According to court documents, Ronald Wesley Groves, 69, was the co-founder and president of Money Growth Solutions, which operated from approximately April 2005 to April 2006. Donald Charles Mann, 54, was the co-founder and secretary-treasurer.
During the firm's year of operation, Groves and Mann raised about $4.8 million from approximately 642 investors by promising extremely high rates of return on "international bank trades," according to a federal Department of Justice news release. The defendants told investors that the bank trades were a highly secretive investment vehicle known only to a few people around the world.
According to evidence presented at trial, in one program investors were offered a 10 to 1, or 1,000 percent, return on their investment within a matter of weeks. In a later offering, Groves and Mann promised a 40 to 1, or 4,000 percent, return in the same amount of time.
The defendants told investors that until their money was placed into a bank trade, it would be maintained in an escrow account that could not be touched for any other purpose. Investors also were told that if the defendants were unable to execute a bank trade, the investors would receive their entire investment back plus 6 percent interest within 12 months. But with the exception of a few people who were able to obtain refunds, Money Growth Solutions investors lost their entire investments.

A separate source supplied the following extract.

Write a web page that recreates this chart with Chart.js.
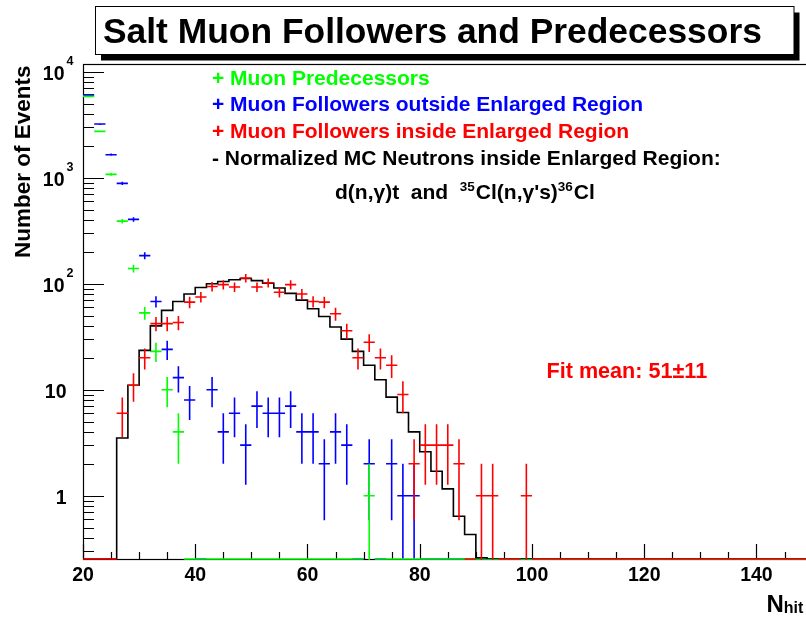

According to Matthew Johnson, a commissioned bank examiner from the U.S. Department of Treasury, Office of the Comptroller of the Currency, who was called as an expert witness, such "international bank trades" do not exist but have been used for decades in investment scams. Johnson testified that to discourage inquiry, the promoters of such schemes frequently claim that they are prohibited from disclosing details about the investment due to nondisclosure agreements. The promoters also use technical jargon consisting of real financial terms and concepts that are strung together in a way that would not make sense to anyone knowledgeable about economics or finances. They also provide their investors with various excuses as to why the bank trades have not been completed.
Although several federal agencies post warnings about these high yield investment schemes, the schemes persist through the Internet and urban folklore, according to the news release.
The federal investigation revealed that by April 2006, out of a total of approximately $4.8 million, Money Growth Solutions had less than $65,000 remaining in its bank account. Officials said the defendants pocketed approximately $300,000 apiece. Of the remainder, approximately $300,000 went to a Liberian presidential candidate and approximately $2.5 million to a Florida company that was supposedly developing a revolutionary battery, according to the news release. The Security and Exchange Commission later determined that the battery company was a scam and its owner was federally indicted.
The defendants gained the trust and confidence of many investors by quoting scripture and claiming to be engaged in humanitarian ventures, which, according to testimony presented during the trial, is a claim often seen in fraud cases of this type.
Because Groves and Mann face another trial in September on other charges, U.S. District Court Judge Kimberly J. Mueller postponed sentencing in this case until that trial is completed. Both men currently are in custody.
The case resulted from an investigation by the Sacramento Division of the Federal Bureau of Investigation.